Uma série sucessiva de acontecimentos matou e removeu quase toda a população da Ilha, em 1860. A começar por piratas peruvianos, em Dezembro de 1862, com o objectivo de captar pessoas como escravos, estes actos continuaram durante vários meses capturando e matando cerca de 1500 homens e mulheres, cerca de metade da população. Porém, escasso número conseguiu regressar, mas devido a um ataque de varíola, que resultou numa epidemia, deu-se a devastação final da população em que algumas pessoas nem chegaram a ser sepultadas. Aquelas que resistiram, sucumbiram devido à luta entre clans rivais a fim de se apoderarem das terras e propriedades dos mortos, resultando em mais fomes e miséria. E, a agravar a periclitante situação, o primeiro missionário cristão a abordar à ilha, Eugène Eyraud, trouxe com ele a dádiva da tuberculose, em 1867, ceifando um quarto da restante população de 1200 habitantes.

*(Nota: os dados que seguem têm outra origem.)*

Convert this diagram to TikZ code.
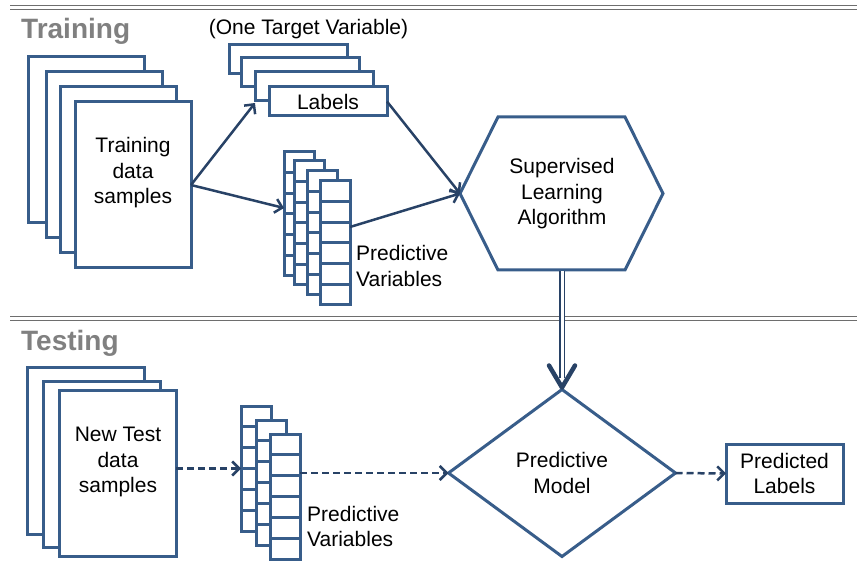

A Ilha da Páscoa foi anexada pelo Chile, em 9 de Setembro de 1888, por Policarpo Toro, por Tratado de Anexação, assinado pelo governo do Chile e a população Rapanui. Até aos anos 1960 os sobreviventes estavam confinados ao acampamento de Hanga Roa, e o resto da ilha alugado à empresa Williamson-Balfour, como herdade de ovinos, até 1953. A ilha passou a ser gerida pela Marinha chilena até 1966, sendo a partir daí reaberta e ao povo Rapanui garantida a cidadania chilena. Em Julho de 2007, a reforma constitucional garantiu à ilha, juntamente às ilhas Juan Fernandez, o estatuto de Territórios Especiais. Dependendo de édito confirmação presidencial, a ilha continuará a ser governada como parte da Região de Valparaíso.